The Ijàw Diaspora Congress (IDC) is seeking the intervention of the Federal Ministry of Humanitarian Affairs and Disaster Management in the recent oil spill at Oil Mining Lease (OML) 29 at Nembe, Bayelsa.
The diaspora group with headquarters in Newark, New Jersey, U.S., requested the intervention in a letter dated December 17 and made it available on Saturday to newsmen in Yenagoa.
In the letter signed by Monday Gold, president and Antonia Garner, vice president, Europe and director of humanitarian and disaster affairs, IDC noted that the leak which was first noticed on November 1 continued unabated until December 8, 2021.
OML29 is operated by Aiteo Eastern Exploration and Production Company, with 51 per cent of the equity belonging to the Federal Government.
The IDC said the spill has far-reaching ecological challenges on the economic health and wellbeing of the impacted areas and the people, pointing out that it spanned from Nembe and its connecting creeks down to the Atlantic Ocean.
The group said while the Bayelsa government and the community attributed the spill to equipment failure, it was awaiting the official position of the National Oil Spill Detection and Response Agency (NOSDRA).
The agency is saddled with the mandate to detect, monitor, and manage oil spills in Nigeria.
“We await an evidence-based investigation to ascertain the cause of the spill and its volume.
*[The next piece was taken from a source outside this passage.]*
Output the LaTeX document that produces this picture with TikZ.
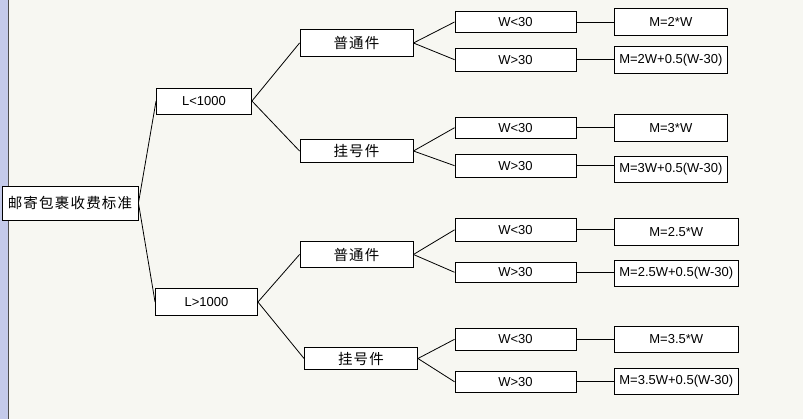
\documentclass[tikz,border=0pt]{standalone}
\usepackage{fontspec}
\setmainfont{Liberation Sans}
\newfontfamily\cjk{Noto Sans CJK SC}
\newcommand\ks{\kern1.2pt}
\definecolor{bg}{RGB}{247,247,242}
\definecolor{strip}{RGB}{196,202,234}
\begin{document}
\begin{tikzpicture}[x=1pt,y=-1pt,
  box/.style={draw=black,fill=white,line width=0.9pt,inner sep=0pt,
    font=\fontsize{13}{15}\selectfont},
  cbox/.style={box,font=\fontsize{14.5}{16}\selectfont\cjk},
  conn/.style={draw=black,line width=0.8pt}]
\useasboundingbox (0,0) rectangle (803,419);
\fill[bg] (0,0) rectangle (803,419);
\fill[strip] (0,0) rectangle (8,419);
\draw[line width=1pt,black!70] (8.5,0) -- (8.5,419);
% root and level 1
\node[cbox,minimum width=136,minimum height=34] (root) at (70,203) {邮\ks 寄\ks 包\ks 裹\ks 收\ks 费\ks 标\ks 准};
\node[box,minimum width=95,minimum height=26] (L1) at (204,101) {L<1000};
\node[box,minimum width=102,minimum height=27] (L2) at (206.5,302) {L>1000};
% level 2
\node[cbox,minimum width=113,minimum height=27] (A1) at (356.5,43) {普\ks 通\ks 件};
\node[cbox,minimum width=113,minimum height=23] (B1) at (356.5,151) {挂\ks 号\ks 件};
\node[cbox,minimum width=113,minimum height=26] (A2) at (356.5,254.5) {普\ks 通\ks 件};
\node[cbox,minimum width=113,minimum height=22] (B2) at (361,358.5) {挂\ks 号\ks 件};
% level 3
\node[box,minimum width=121,minimum height=21] (w1) at (515.5,22) {W<30};
\node[box,minimum width=121,minimum height=23] (w2) at (515.5,59.7) {W>30};
\node[box,minimum width=121,minimum height=21] (w3) at (515.5,127.7) {W<30};
\node[box,minimum width=121,minimum height=23] (w4) at (515.5,165.7) {W>30};
\node[box,minimum width=121,minimum height=23] (w5) at (515.5,229.8) {W<30};
\node[box,minimum width=121,minimum height=20] (w6) at (515.5,272.3) {W>30};
\node[box,minimum width=121,minimum height=22] (w7) at (515.5,339.3) {W<30};
\node[box,minimum width=121,minimum height=21] (w8) at (515.5,381.8) {W>30};
% level 4
\node[box,minimum width=113,minimum height=27] (m1) at (670.8,21.7) {M=2*W};
\node[box,minimum width=113,minimum height=27] (m2) at (670.8,60) {M=2W+0.5(W-30)};
\node[box,minimum width=113,minimum height=27] (m3) at (670.8,127.7) {M=3*W};
\node[box,minimum width=113,minimum height=26] (m4) at (670.8,169.2) {M=3W+0.5(W-30)};
\node[box,minimum width=124,minimum height=27] (m5) at (676.3,231.7) {M=2.5*W};
\node[box,minimum width=124,minimum height=26] (m6) at (676.3,273.3) {M=2.5W+0.5(W-30)};
\node[box,minimum width=124,minimum height=26] (m7) at (676.3,339.3) {M=3.5*W};
\node[box,minimum width=124,minimum height=26] (m8) at (676.3,381.3) {M=3.5W+0.5(W-30)};
% connectors
\draw[conn] (root.east) -- (L1.west);
\draw[conn] (root.east) -- (L2.west);
\draw[conn] (L1.east) -- (A1.west);
\draw[conn] (L1.east) -- (B1.west);
\draw[conn] (L2.east) -- (A2.west);
\draw[conn] (L2.east) -- (B2.west);
\draw[conn] (A1.east) -- (w1.west);
\draw[conn] (A1.east) -- (w2.west);
\draw[conn] (B1.east) -- (w3.west);
\draw[conn] (B1.east) -- (w4.west);
\draw[conn] (A2.east) -- (w5.west);
\draw[conn] (A2.east) -- (w6.west);
\draw[conn] (B2.east) -- (w7.west);
\draw[conn] (B2.east) -- (w8.west);
\draw[conn] (w1.east) -- (w1.east -| m1.west);
\draw[conn] (w2.east) -- (w2.east -| m2.west);
\draw[conn] (w3.east) -- (w3.east -| m3.west);
\draw[conn] (w4.east) -- (w4.east -| m4.west);
\draw[conn] (w5.east) -- (w5.east -| m5.west);
\draw[conn] (w6.east) -- (w6.east -| m6.west);
\draw[conn] (w7.east) -- (w7.east -| m7.west);
\draw[conn] (w8.east) -- (w8.east -| m8.west);
\end{tikzpicture}
\end{document}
“The Ijaw Diaspora Council’s Technical Advisor, Rick Steiner, estimates that with 1-2 cubic feet of discharge per second, the blowout would have released a total of 532,000 barrels to 1,064,000 barrels of oil equivalent in the 38 days that the leak lasted.
The group demanded that the failed wellhead be preserved for independent engineering forensic analysis to determine the cause of the failure, in accordance with the advice given by its Technical Advisor, Rick Steiner, a professor.
The IDC insisted that the preservation of the wellhead as evidence should be in conformity with criminal evidentiary procedures in order to prevent any further alteration or adulteration.
The group also sought an engineering analysis of the cause of equipment failure.
The IDC suggested that the investigation be carried out by an independent organisation such as the Bureau of Safety and Environmental Enforcement (BSEE) or Det Norsk Veritas (DNV) in Norway.
The group is also seeking an update on the measures taken so far, in terms of humanitarian aid by the federal government to the impacted people and areas.
IDC also urged the federal government to declare the spillage a humanitarian disaster in Ijawland and act accordingly.
According to the group, Aiteo’s slow response time exacerbated the“ catastrophic“ damage that the failed oil and gas wellhead caused to the physical, economic, psychological, and general welfare of the affected communities.
“The lethargic response pace forced the victims into an immediate humanitarian crisis of epic proportions.
“Failure to treat this as a national emergency with global repercussions would be akin to the commission of crimes against humanity under the Human Rights Act and other applicable laws and treaties,” the group said.
The IDC called for the immediate provision of alternative sources of income, necessitated by the loss of sources of livelihood in the over 40 communities.
“The immediate provision of alternative sources of income should span the projected amount of time, potentially decades, that it would take for all the affected communities to economically recover from the extremely calamitous disaster that has befallen Nigeria,” the group said.